About this Talk
Comprehensive and accurate data quality checks are required for many types of data including legal entities to meet regulatory and operational standards. However, extracting information from regularly updated complex rule documents and managing the checks that are applying the extracted rules is typically a labor-intensive process prone to errors and struggles to scale. The challenge is further compounded when dealing with complex, multi-line conditional checks. The growing complexity and volume make manual management of data quality increasingly challenging.

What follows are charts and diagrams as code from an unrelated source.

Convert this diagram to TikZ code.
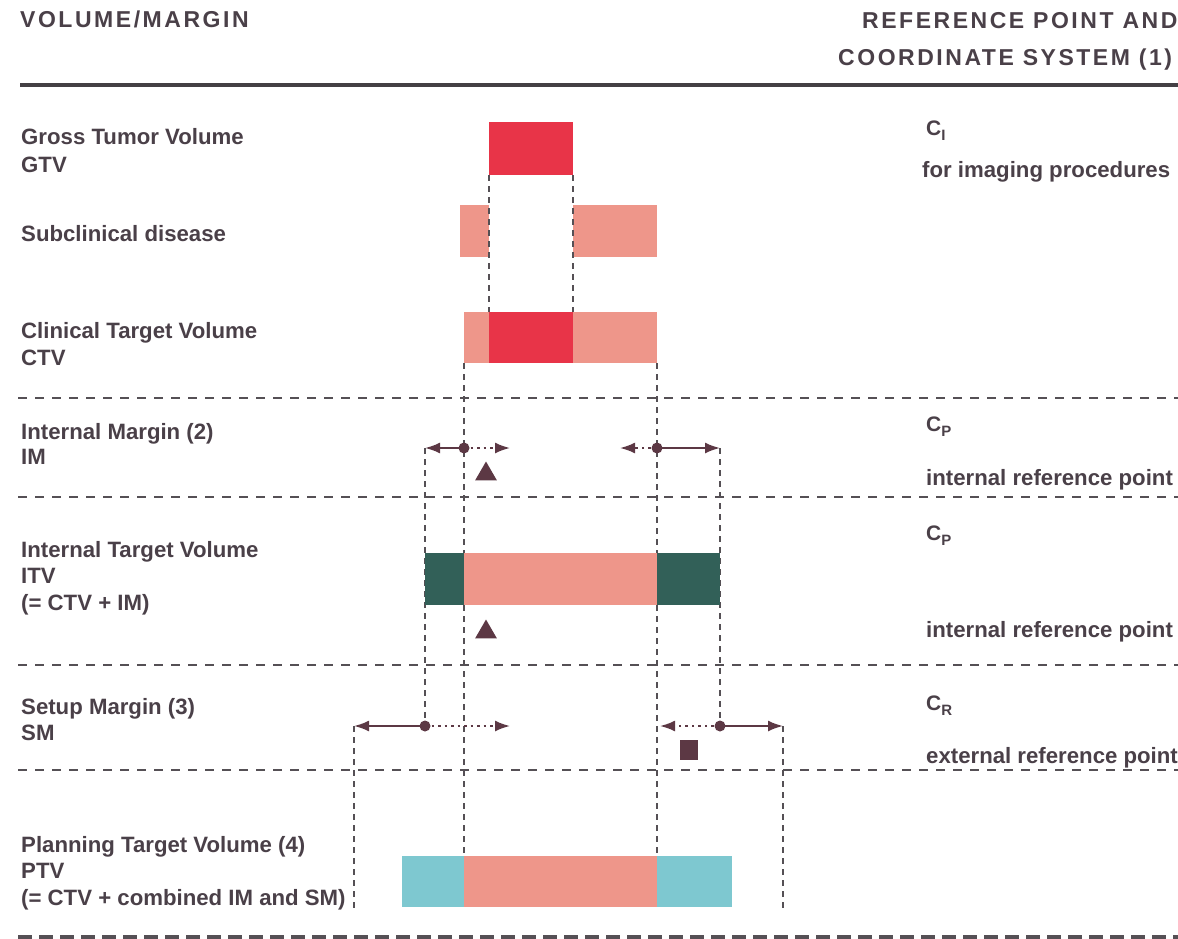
\documentclass[tikz,border=0pt]{standalone}
\usepackage{fontspec}
\setmainfont{Liberation Sans}
\newfontfamily\hdrfamily[LetterSpace=11]{Liberation Sans}
\usetikzlibrary{arrows.meta,shapes.geometric}
\definecolor{txt}{RGB}{74,64,72}
\definecolor{sepgray}{RGB}{85,80,85}
\definecolor{arr}{RGB}{92,56,68}
\definecolor{gtvred}{RGB}{232,52,72}
\definecolor{salmon}{RGB}{238,150,138}
\definecolor{teal}{RGB}{50,96,88}
\definecolor{cyanbox}{RGB}{126,200,208}
\newcommand{\subC}[1]{C\raisebox{-5pt}{\fontsize{15}{15}\selectfont #1}}
\begin{document}
\begin{tikzpicture}[x=1pt,y=-1pt,
  font=\fontsize{22.2}{26}\selectfont\bfseries,
  lab/.style={anchor=base west, inner sep=0pt, text=txt},
  hdr/.style={anchor=base west, inner sep=0pt, text=txt, font=\hdrfamily\bfseries\fontsize{23}{27}\selectfont},
  box/.style={inner sep=0pt, outer sep=0pt, draw=none},
  sepline/.style={draw=sepgray, line width=2pt, dash pattern=on 9pt off 8pt},
  botline/.style={draw=sepgray, line width=5pt, dash pattern=on 14pt off 7pt},
  vdash/.style={draw=sepgray, line width=1.5pt, dash pattern=on 6pt off 5pt},
  solidarr/.style={draw=arr, line width=2pt, -{Latex[length=15pt,width=11pt]}},
  dotarr/.style={draw=arr, line width=2pt, dash pattern=on 2.5pt off 4pt, -{Latex[length=15pt,width=11pt]}},
  refdot/.style={circle, fill=arr, inner sep=0pt, minimum size=11pt},
  marktri/.style={regular polygon, regular polygon sides=3, fill=arr, inner sep=0pt, minimum size=25pt},
]
\useasboundingbox (0,0) rectangle (1178,939);
\clip (0,0) rectangle (1178,939);

% header
\node[hdr] (h1) at (20,28) {VOLUME/MARGIN};
\node[hdr] (h2) at (862,29) {REFERENCE POINT AND};
\node[hdr] (h3) at (838,66) {COORDINATE SYSTEM (1)};
\draw[draw=sepgray!80!black, line width=4pt] (20,85) -- (1178,85);

% horizontal separators
\draw[sepline] (18,398) -- (1178,398);
\draw[sepline] (18,497) -- (1178,497);
\draw[sepline] (18,665) -- (1178,665);
\draw[sepline] (18,770) -- (1178,770);
\draw[botline] (18,937) -- (1178,937);

% coordinates
\coordinate (imLend) at (425,448);
\coordinate (imRend) at (720,448);
\coordinate (imLdot) at (464,448);
\coordinate (imRdot) at (657,448);
\coordinate (imLtip) at (510,448);
\coordinate (imRtip) at (620,448);
\coordinate (smLdot) at (425,726);
\coordinate (smRdot) at (720,726);
\coordinate (smLend) at (354,726);
\coordinate (smRend) at (783,726);
\coordinate (smLtip) at (510,726);
\coordinate (smRtip) at (660,726);
\coordinate (smLfoot) at (354,912);
\coordinate (smRfoot) at (783,912);

% boxes
\node[box, fill=gtvred, minimum width=84pt, minimum height=53pt] (gtv) at (531,148.5) {};
\node[box, fill=salmon, minimum width=29pt, minimum height=52pt] (subL) at (474.5,231) {};
\node[box, fill=salmon, minimum width=84pt, minimum height=52pt] (subR) at (615,231) {};
\node[box, fill=salmon, minimum width=25pt, minimum height=51pt] (ctvL) at (476.5,337.5) {};
\node[box, fill=gtvred, minimum width=84pt, minimum height=51pt] (ctvC) at (531,337.5) {};
\node[box, fill=salmon, minimum width=84pt, minimum height=51pt] (ctvR) at (615,337.5) {};
\node[box, fill=salmon, minimum width=193pt, minimum height=52pt] (itvM) at (560.5,579) {};
\node[box, fill=salmon, minimum width=193pt, minimum height=51pt] (ptvM) at (560.5,881.5) {};

% vertical dashed guides
\draw[vdash] (gtv.south west) -- (ctvC.north west);
\draw[vdash] (gtv.south east) -- (ctvC.north east);
\draw[vdash] (ctvL.south west) -- (ptvM.north west);
\draw[vdash] (ctvR.south east) -- (ptvM.north east);
\draw[vdash] (imLend) -- (smLdot);
\draw[vdash] (imRend) -- (smRdot);
\draw[vdash] (smLend) -- (smLfoot);
\draw[vdash] (smRend) -- (smRfoot);

% ITV and PTV boxes (over the guides)
\node[box, fill=salmon, minimum width=193pt, minimum height=52pt] (itvM2) at (560.5,579) {};
\node[box, fill=teal, minimum width=39pt, minimum height=52pt] (itvL) at (444.5,579) {};
\node[box, fill=teal, minimum width=63pt, minimum height=52pt] (itvR) at (688.5,579) {};
\node[box, fill=salmon, minimum width=193pt, minimum height=51pt] (ptvM2) at (560.5,881.5) {};
\node[box, fill=cyanbox, minimum width=62pt, minimum height=51pt] (ptvL) at (433,881.5) {};
\node[box, fill=cyanbox, minimum width=75pt, minimum height=51pt] (ptvR) at (694.5,881.5) {};

% IM arrows
\draw[solidarr] (imLdot) -- (imLend);
\draw[dotarr] (imLdot) -- (imLtip);
\draw[dotarr] (imRdot) -- (imRtip);
\draw[solidarr] (imRdot) -- (imRend);
\node[refdot] (dIML) at (imLdot) {};
\node[refdot] (dIMR) at (imRdot) {};
\node[marktri] (tri1) at (486,474) {};
\node[marktri] (tri2) at (486,632) {};

% SM arrows
\draw[solidarr] (smLdot) -- (smLend);
\draw[dotarr] (smLdot) -- (smLtip);
\draw[dotarr] (smRdot) -- (smRtip);
\draw[solidarr] (smRdot) -- (smRend);
\node[refdot] (dSML) at (smLdot) {};
\node[refdot] (dSMR) at (smRdot) {};
\node[fill=arr, inner sep=0pt, minimum width=18pt, minimum height=20pt] (sq) at (689,750) {};

% left labels
\node[lab] (l1) at (21,145) {Gross Tumor Volume};
\node[lab] (l2) at (21,172) {GTV};
\node[lab] (l3) at (21,241) {Subclinical disease};
\node[lab] (l4) at (21,338) {Clinical Target Volume};
\node[lab] (l5) at (21,365) {CTV};
\node[lab] (l6) at (21,439) {Internal Margin (2)};
\node[lab] (l7) at (21,464) {IM};
\node[lab] (l8) at (21,557) {Internal Target Volume};
\node[lab] (l9) at (21,583) {ITV};
\node[lab] (l10) at (21,610) {(= CTV + IM)};
\node[lab] (l11) at (21,714) {Setup Margin (3)};
\node[lab] (l12) at (21,740) {SM};
\node[lab] (l13) at (21,852) {Planning Target Volume (4)};
\node[lab] (l14) at (21,878) {PTV};
\node[lab] (l15) at (21,905) {(= CTV + combined IM and SM)};

% right labels
\node[lab, font=\fontsize{21}{24}\selectfont\bfseries] (r1) at (926,136) {\subC{I}};
\node[lab] (r2) at (922,178) {for imaging procedures};
\node[lab, font=\fontsize{21}{24}\selectfont\bfseries] (r3) at (926,431) {\subC{P}};
\node[lab] (r4) at (926,485) {internal reference point};
\node[lab, font=\fontsize{21}{24}\selectfont\bfseries] (r5) at (926,540) {\subC{P}};
\node[lab] (r6) at (926,637) {internal reference point};
\node[lab, font=\fontsize{21}{24}\selectfont\bfseries] (r7) at (926,710) {\subC{R}};
\node[lab] (r8) at (926,763) {external reference point};
\end{tikzpicture}
\end{document}
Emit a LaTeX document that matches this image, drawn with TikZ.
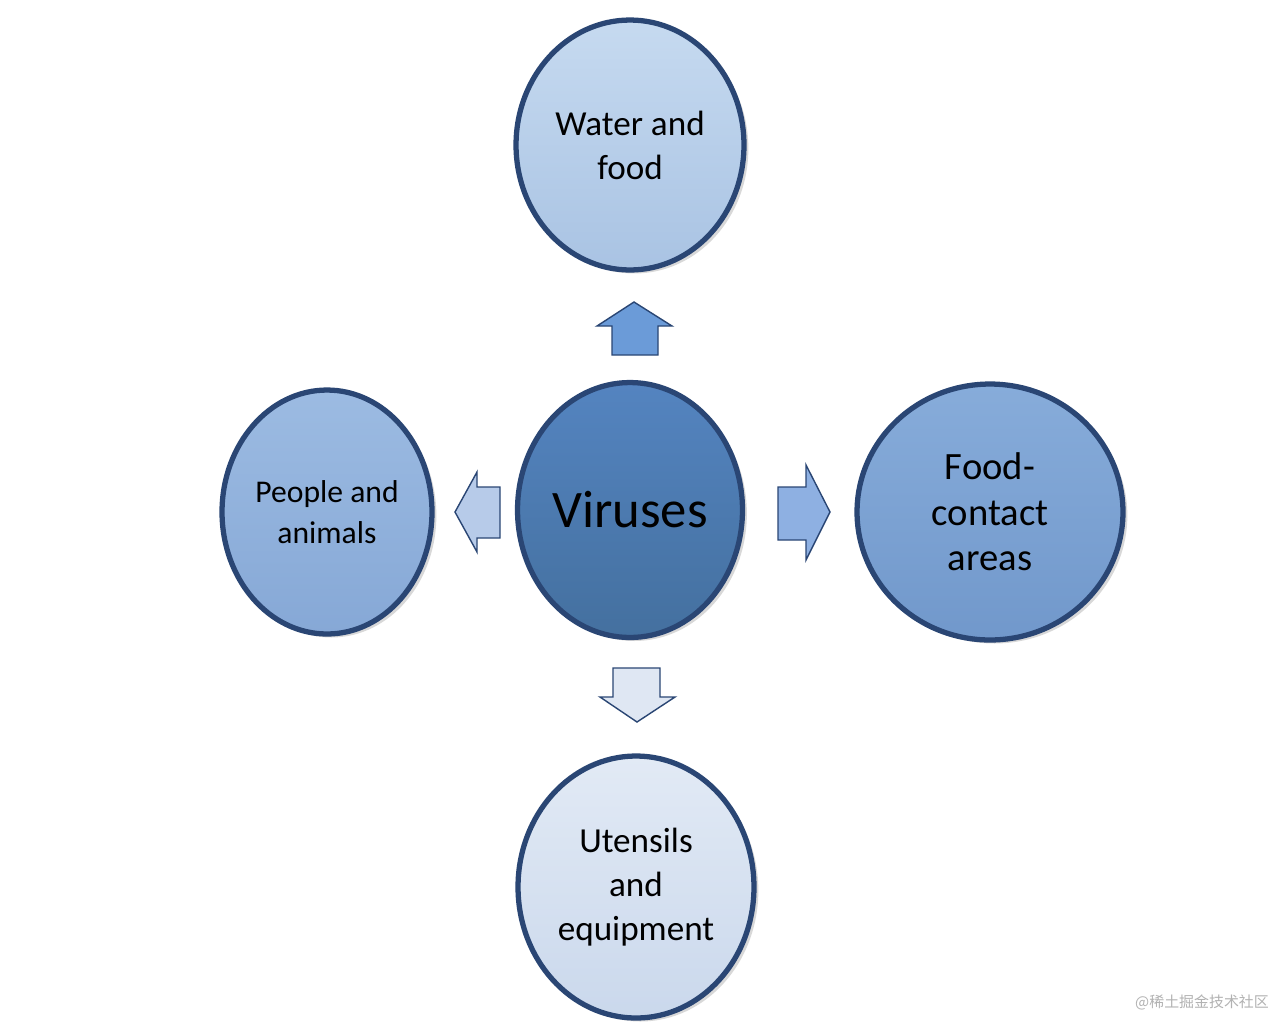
\documentclass[tikz,border=0pt]{standalone}
\usepackage{fontspec}
\setmainfont{Carlito}
\newfontfamily\cjk{Noto Sans CJK SC}
\usetikzlibrary{shapes.geometric,shadows}

\definecolor{rimblue}{HTML}{2A4674}
\definecolor{waterhi}{HTML}{C6DAF0}
\definecolor{waterlo}{HTML}{A9C3E3}
\definecolor{virushi}{HTML}{5484C0}
\definecolor{viruslo}{HTML}{44709F}
\definecolor{peoplehi}{HTML}{9CBBE2}
\definecolor{peoplelo}{HTML}{86A8D6}
\definecolor{foodhi}{HTML}{87ACDA}
\definecolor{foodlo}{HTML}{7198CB}
\definecolor{utenhi}{HTML}{E2EAF5}
\definecolor{utenlo}{HTML}{CAD8EC}
\definecolor{upfill}{HTML}{6B9BD8}
\definecolor{leftfill}{HTML}{B7CBE9}
\definecolor{rightfill}{HTML}{8EB0E2}
\definecolor{downfill}{HTML}{DFE7F3}

\begin{document}
\begin{tikzpicture}[x=0.02cm,y=-0.02cm,
  disc/.style={ellipse,draw=rimblue,line width=3pt,inner sep=0pt,align=center,
    drop shadow={shadow xshift=2.5pt,shadow yshift=-2pt,opacity=0.3}},
  blockarr/.style={draw=rimblue,line width=0.8pt,line join=miter}]
  \useasboundingbox[fill=white] (0,0) rectangle (1280,1022);
  % kruhy
  \node[disc,top color=virushi,bottom color=viruslo,minimum width=4.5cm,minimum height=5.1cm,
    font=\fontsize{30}{34}\selectfont] (virus) at (630,510) {Viruses};
  \node[disc,top color=waterhi,bottom color=waterlo,minimum width=4.56cm,minimum height=5cm,
    font=\fontsize{20}{25}\selectfont] (water) at (630,145) {Water and\\food};
  \node[disc,top color=peoplehi,bottom color=peoplelo,minimum width=4.2cm,minimum height=4.88cm,
    font=\fontsize{18}{23}\selectfont] (people) at (327,512) {People and\\animals};
  \node[disc,top color=foodhi,bottom color=foodlo,minimum width=5.32cm,minimum height=5.12cm,
    font=\fontsize{22}{26}\selectfont] (contact) at (990,512) {Food-\\contact\\areas};
  \node[disc,top color=utenhi,bottom color=utenlo,minimum width=4.72cm,minimum height=5.24cm,
    font=\fontsize{20}{25}\selectfont] (utensils) at (636,887) {Utensils\\and\\equipment};
  % sipky
  \draw[blockarr,fill=upfill] (612,355) -- (612,326) -- (597,326) -- (634,302) -- (672,326) -- (658,326) -- (658,355) -- cycle;
  \draw[blockarr,fill=leftfill] (500,487) -- (477,487) -- (477,472) -- (455,512) -- (477,552) -- (477,538) -- (500,538) -- cycle;
  \draw[blockarr,fill=rightfill] (778,487) -- (806,487) -- (806,465) -- (830,512) -- (806,560) -- (806,540) -- (778,540) -- cycle;
  \draw[blockarr,fill=downfill] (613,668) -- (660,668) -- (660,697) -- (675,697) -- (637,722) -- (600,697) -- (613,697) -- cycle;
  % vodoznak
  \node[anchor=east,text=gray!60,font=\cjk\fontsize{8.5}{10}\selectfont] (credit) at (1275,1002) {@稀土掘金技术社区};
\end{tikzpicture}
\end{document}
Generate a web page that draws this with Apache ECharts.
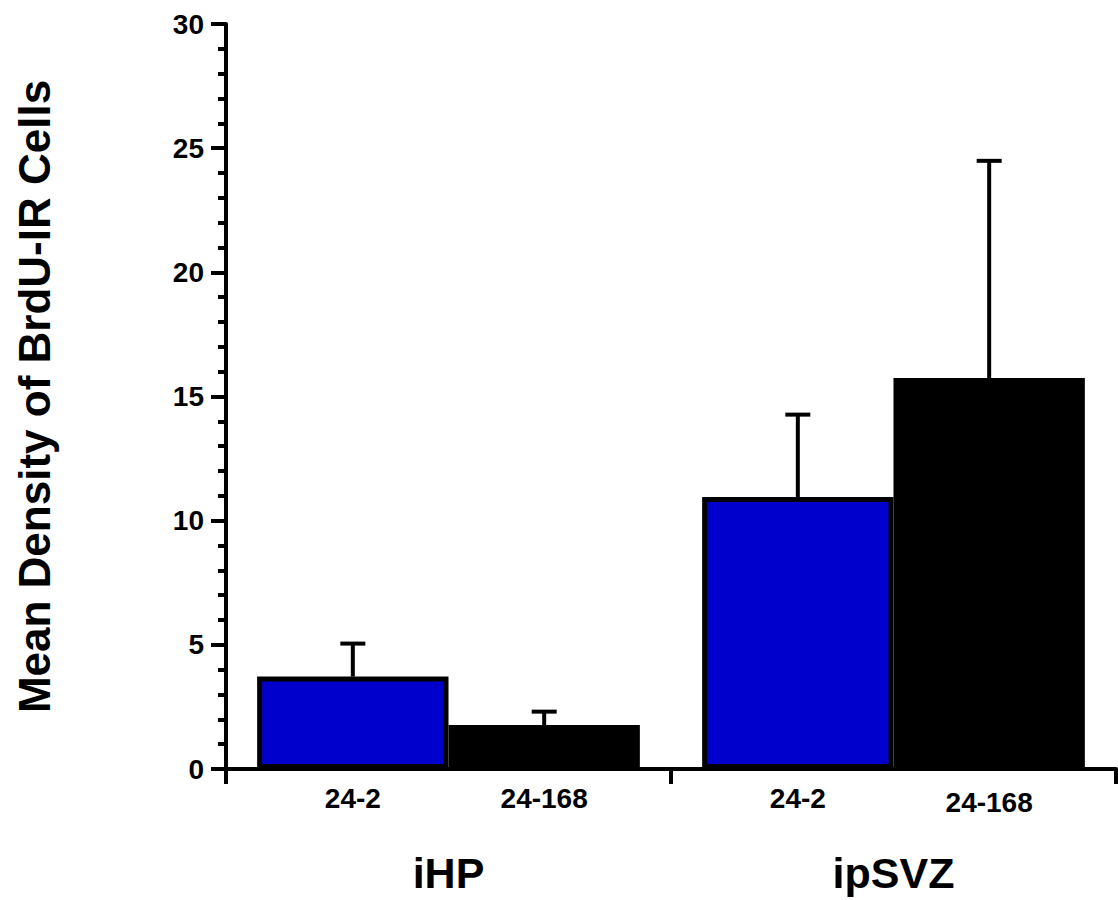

Accurate and consistent data is the foundation for compliance, risk assessment, and critical decision-making. Automating data quality process is not only more efficient but also critical as the complexity and volume increase to keep the process scalable, and thus accurate. This work impacts the broader business landscape relying on trustworthy data. Ensuring that checks are accurate, non-overlapping and non-contradicting is essential for maintaining high data integrity. The incorporation of ontology driven LLM workflow enhances the precision and consistency of the generated checks.
This presentation is intended for data scientists, technologists, data governance and compliance officers, chief data officers, and knowledge graph practitioners. Attendees will gain insights into utilising in-context learning with multiple LLM instances, guided by the ontology, to automate the extraction of complex, multi-lined conditional data quality checks from rule texts. They will also gain insights into how to integrate and manage these checks to improve data governance.
The process is conducted in three key stages:
1. Conversion of Rule Documents to Triples: Using in-context learning, LLMs transform rule documents into triples. The process employs Retrieval-Augmented Generation(RAG), where multiple similar examples are provided in context in a structured manner to enhance the accuracy and relevance of the generated triples.
2. Creation of Checks from Triples: Multiple LLM instances work together to produce complex, multi-line conditional data quality checks from these triples. Process with multiple LLM instances allows monitoring and regulating the outputs, enhancing the accuracy and consistency of the generated checks.
3. Knowledge Graph Validation: The generated checks are integrated into a knowledge graph, where they are further analysed to ensure they do not conflict or overlap with existing checks, which is increasingly critical as the number and complexity of checks grow.
This approach significantly reduces the time and effort needed to generate and validate complex data quality checks from rule documents, thereby increasing the efficiency, improving the quality of the data and allowing scalability. The use of ontology driven LLM workflow, along with the validation capabilities of a knowledge graph, ensures that these checks are accurate, consistent, and free from redundancy and contradictions, which is essential for maintaining robust data.